Not only that but the Cubs have the ability to spend on top of loading up from within. How dangerous is that going to be a few years from now when we are supposed to be exiting from the cellar? Wow. And don’t overlook the Reds, Brewers, or Cardinals systems because they are stocked too. More on that later this winter.
Callis also echoed what I said all last year – Veal, at best, is a lefty reliever. I still don’t understand our decision to hold him on the roster all year instead of picking up major league talent to help the club. That blew me away.
* Is Miami stacked or what this year? AJ Cole is hot, hot, hot right now. That reminds me that a prestigious ex-UM manager who came up in the Yankees organization offered to scout for the Pirates for FREE and evidently wasn’t wanted. How do you turn people away like that, especially when we just moved one of our affiliates to the FSL???
* For all you legal beagles out there – The Justice as Commissioner: Benching the Judge-Umpire Analogy, draft, Aaron Zelinsky of Yale Law School:
Chief Justice Roberts has repeatedly compared the role of a Supreme Court Justice to that of a baseball umpire, and this analogy has assumed a prominent place in the contemporary debate over the appropriate role of a Supreme Court Justice. This paper traces the history of the judge-umpire analogy since its first judicial invocation in 1886, finding that it was originally intended for trial court judges. Moreover, courts historically invoked the analogy as an illustrative foil to be rejected because of the umpire’s passivity. In place of the judge-umpire analogy, this paper propose that the appropriate analog for a Justice of the Supreme Court is the Commissioner of Major League Baseball.
Here’s another fab read on The Coaching Carousel in Big-Time Intercollegiate Athletics: Economic Implications and Legal Considerations, Richard T. Karcher, Florida Coastal School of Law.
“[T]he average pay for a head coach in the 120-school Football Bowl Subdivision is up 28% in that time and up 46% in three years, to $1.36 million. Two weeks ago, the Knight Commission released its survey of bowl-subdivision university presidents in which 85% of the respondents said they felt football and basketball coaches’ compensation “was excessive” as well as “a key contributor to the (fiscal) ‘arms race’ in intercollegiate athletics” and “the greatest impediment to sustainability.” — Sports Law Blog
* Will John Perrotto be resurfacing at KDKA? Maybe .. maybe. Shhh, you didn’t hear that here.
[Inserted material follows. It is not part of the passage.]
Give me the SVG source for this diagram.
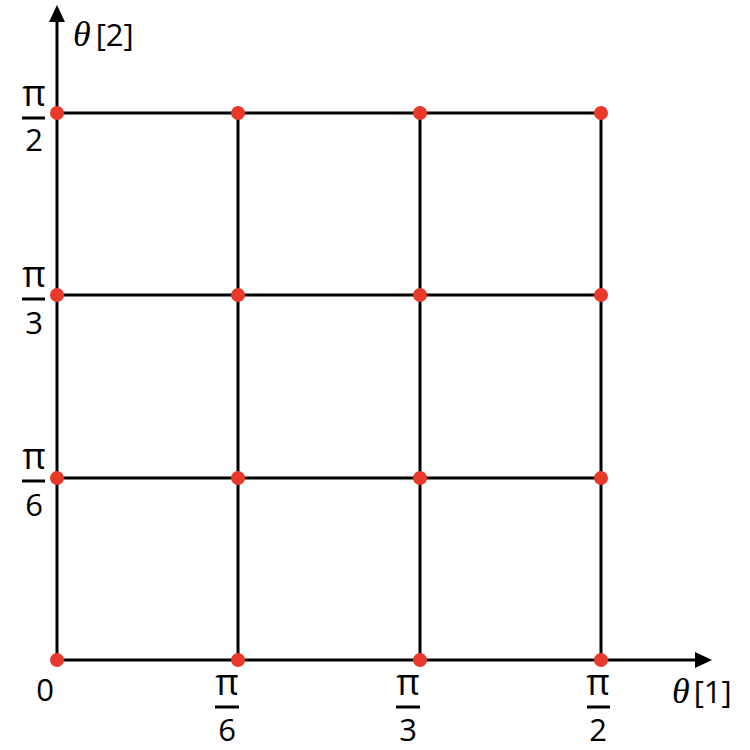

* Mike Gonzalez back in Pittsburgh? LOL, he just changed agents to Scott Boras obviously looking for that big paycheck. It probably ‘aint gonna come from Pittsburgh. And how about a repeat performance from Oliver Perez? I’d love it myself, but it won’t happen either.
* The Pirates front office turned their lights back on yesterday and seem to be getting cranked up for Friday’s roster setting event. I know you can’t wait to hear who gets dropped.
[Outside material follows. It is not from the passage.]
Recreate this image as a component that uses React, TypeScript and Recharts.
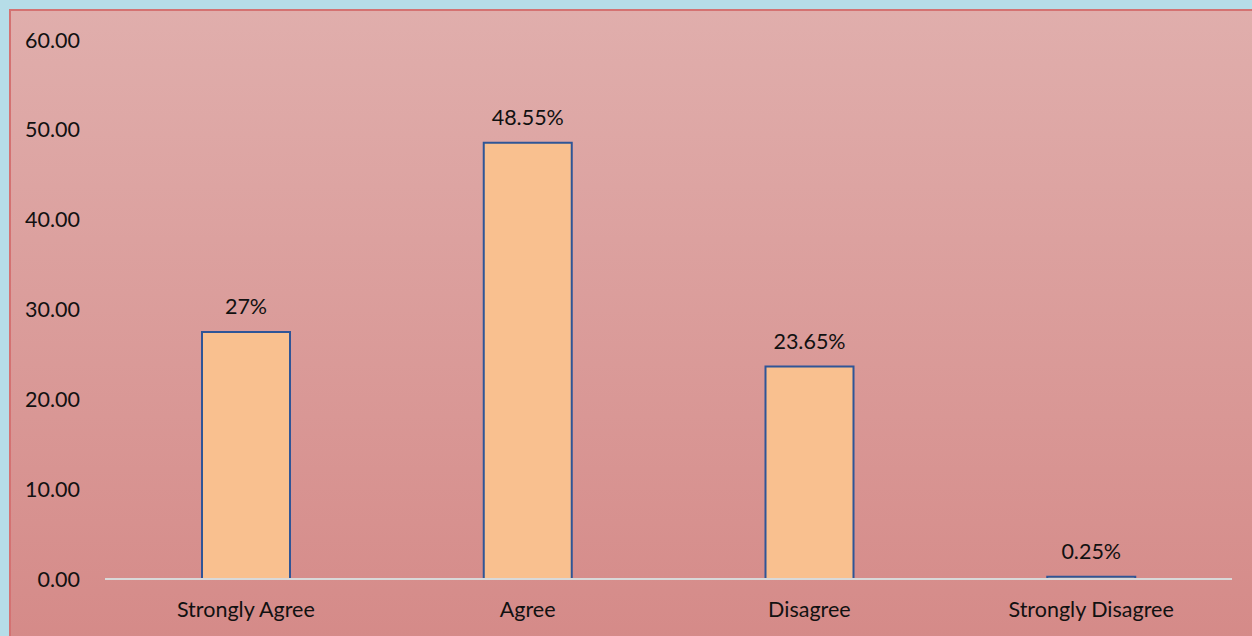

* Maybe I shouldn’t mention this but, did anyone but me notice that McCutchen only received two first place votes in the ROY voting? And just HOW many BBWAA writers are there with a vote in Pittsburgh? I believe quite a few more than two.
Think about it.
* Thanks to everyone who donated so far to the Toys for Tots program. Everybody else please consider making a difference in a child’s life this Christmas by giving a few bucks.
* I’ll be back to full strength Sunday night.